Dialogo interreligioso in Asia: Vermander (La Civiltà Cattolica), “vivere e pregare fianco a fianco, riflettere su libertà religiosa e missione dello Stato”

Negli ultimi decenni in Asia le religioni, a livello di base, “si limitano a coesistere, più che a dialogare o collaborare” mentre i conflitti molto di rado sono “semplice­mente” religiosi; in genere sono “mescolati a fattori etnici, politi­ci, economici e sociali”. Inoltre, i credenti tendono a “sottolineare la specificità del loro credo e del loro stile di vita, piuttosto che acconsentire che altre esperienze di fede vengano espresse insieme con la loro”. A delineare il quadro è Benoît Vermander, professore di Scienze religiose all’Università Fudan di Shanghai, nel quaderno 4045 de “La Civiltà Cattolica”, il primo del 2019, in uscita sabato 5 gennaio. Tuttavia, osserva, lo sviluppo so­ciale, culturale e politico dell’Asia “dipende in buona parte dal modo in cui le tradizioni religiose e le comunità di questo continente po­trebbero non soltanto coesistere, ma anche cooperare”. Secondo l’esperto, per offrire prospettive sul futuro del dialogo interreligioso nel continente, bisogna considerare in primo luogo “le radici nel passato” e distinguere le esperienze vissute nell’Asia meridionale da quelle vissute nell’Asia settentrionale.
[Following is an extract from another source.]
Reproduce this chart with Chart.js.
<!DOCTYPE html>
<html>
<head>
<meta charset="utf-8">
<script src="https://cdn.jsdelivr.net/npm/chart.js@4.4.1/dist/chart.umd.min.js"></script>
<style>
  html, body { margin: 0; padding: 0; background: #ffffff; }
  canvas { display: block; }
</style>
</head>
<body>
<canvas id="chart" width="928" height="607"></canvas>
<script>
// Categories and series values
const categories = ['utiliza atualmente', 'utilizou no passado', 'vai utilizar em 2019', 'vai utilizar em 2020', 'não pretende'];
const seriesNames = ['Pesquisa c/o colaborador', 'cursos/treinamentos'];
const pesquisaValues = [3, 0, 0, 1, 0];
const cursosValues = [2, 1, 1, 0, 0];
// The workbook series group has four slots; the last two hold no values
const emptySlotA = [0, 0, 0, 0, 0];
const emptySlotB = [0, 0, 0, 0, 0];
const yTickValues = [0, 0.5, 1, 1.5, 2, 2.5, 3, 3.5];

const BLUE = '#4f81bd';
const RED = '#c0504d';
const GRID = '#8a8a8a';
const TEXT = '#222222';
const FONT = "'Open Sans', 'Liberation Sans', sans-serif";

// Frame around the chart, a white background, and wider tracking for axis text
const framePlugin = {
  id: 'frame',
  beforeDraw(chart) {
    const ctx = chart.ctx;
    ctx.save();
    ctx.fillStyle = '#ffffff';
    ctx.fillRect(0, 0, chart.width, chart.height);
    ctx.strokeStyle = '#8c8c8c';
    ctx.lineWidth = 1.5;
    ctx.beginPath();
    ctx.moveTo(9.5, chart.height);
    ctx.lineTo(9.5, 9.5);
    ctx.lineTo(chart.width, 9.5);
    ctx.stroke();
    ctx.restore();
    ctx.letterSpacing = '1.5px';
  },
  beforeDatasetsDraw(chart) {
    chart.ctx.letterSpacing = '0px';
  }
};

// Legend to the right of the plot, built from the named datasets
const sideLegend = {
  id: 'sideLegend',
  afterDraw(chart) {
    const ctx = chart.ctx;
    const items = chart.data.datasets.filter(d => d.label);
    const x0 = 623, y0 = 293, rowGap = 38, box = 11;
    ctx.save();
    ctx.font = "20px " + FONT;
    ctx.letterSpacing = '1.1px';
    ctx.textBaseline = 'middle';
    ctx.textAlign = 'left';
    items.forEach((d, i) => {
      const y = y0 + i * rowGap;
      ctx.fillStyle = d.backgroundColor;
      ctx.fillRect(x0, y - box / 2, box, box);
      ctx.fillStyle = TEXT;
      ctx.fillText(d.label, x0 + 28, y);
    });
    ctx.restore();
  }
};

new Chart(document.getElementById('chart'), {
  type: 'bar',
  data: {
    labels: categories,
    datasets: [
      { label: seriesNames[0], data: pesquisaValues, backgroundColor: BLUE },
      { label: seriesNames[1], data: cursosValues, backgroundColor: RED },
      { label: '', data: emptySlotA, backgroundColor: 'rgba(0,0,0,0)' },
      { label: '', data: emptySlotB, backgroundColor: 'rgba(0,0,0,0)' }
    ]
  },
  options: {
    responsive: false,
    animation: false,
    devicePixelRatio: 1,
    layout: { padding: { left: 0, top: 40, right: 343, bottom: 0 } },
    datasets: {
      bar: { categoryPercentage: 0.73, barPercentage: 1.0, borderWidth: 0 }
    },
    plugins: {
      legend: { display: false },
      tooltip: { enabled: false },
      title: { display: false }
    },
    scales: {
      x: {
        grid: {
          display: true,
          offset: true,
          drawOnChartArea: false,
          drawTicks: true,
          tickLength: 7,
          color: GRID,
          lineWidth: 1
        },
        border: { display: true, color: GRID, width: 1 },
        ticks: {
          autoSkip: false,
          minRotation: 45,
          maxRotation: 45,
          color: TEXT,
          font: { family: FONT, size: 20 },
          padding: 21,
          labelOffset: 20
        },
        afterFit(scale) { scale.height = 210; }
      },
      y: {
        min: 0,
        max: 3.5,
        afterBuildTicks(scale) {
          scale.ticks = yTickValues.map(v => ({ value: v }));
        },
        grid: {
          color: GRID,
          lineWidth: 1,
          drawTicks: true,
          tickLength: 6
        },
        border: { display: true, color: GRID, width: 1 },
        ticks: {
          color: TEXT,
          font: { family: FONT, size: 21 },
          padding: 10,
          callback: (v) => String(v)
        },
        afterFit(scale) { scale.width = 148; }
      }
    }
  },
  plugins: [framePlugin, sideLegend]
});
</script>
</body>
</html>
Tra queste, nel XVI secolo, la “Babele linguistica” dell’Asia meridionale, ostacolo all’evangelizzazione, cui si contrappose la relativa “unità linguistica” di Cina e Giappone. Secondo l’autore dell’articolo, le sfide da affrontare oggi sono: “Non rinunciare mai all’ideale di vivere e pregare fianco a fianco, come forma privilegiata di dialogo; apprezzare e interpretare meglio la grande varietà di classici religiosi letti e meditati in tutto il continente; collegare il principio della libertà religiosa con una riflessione sulla missione e sui doveri dello Stato”.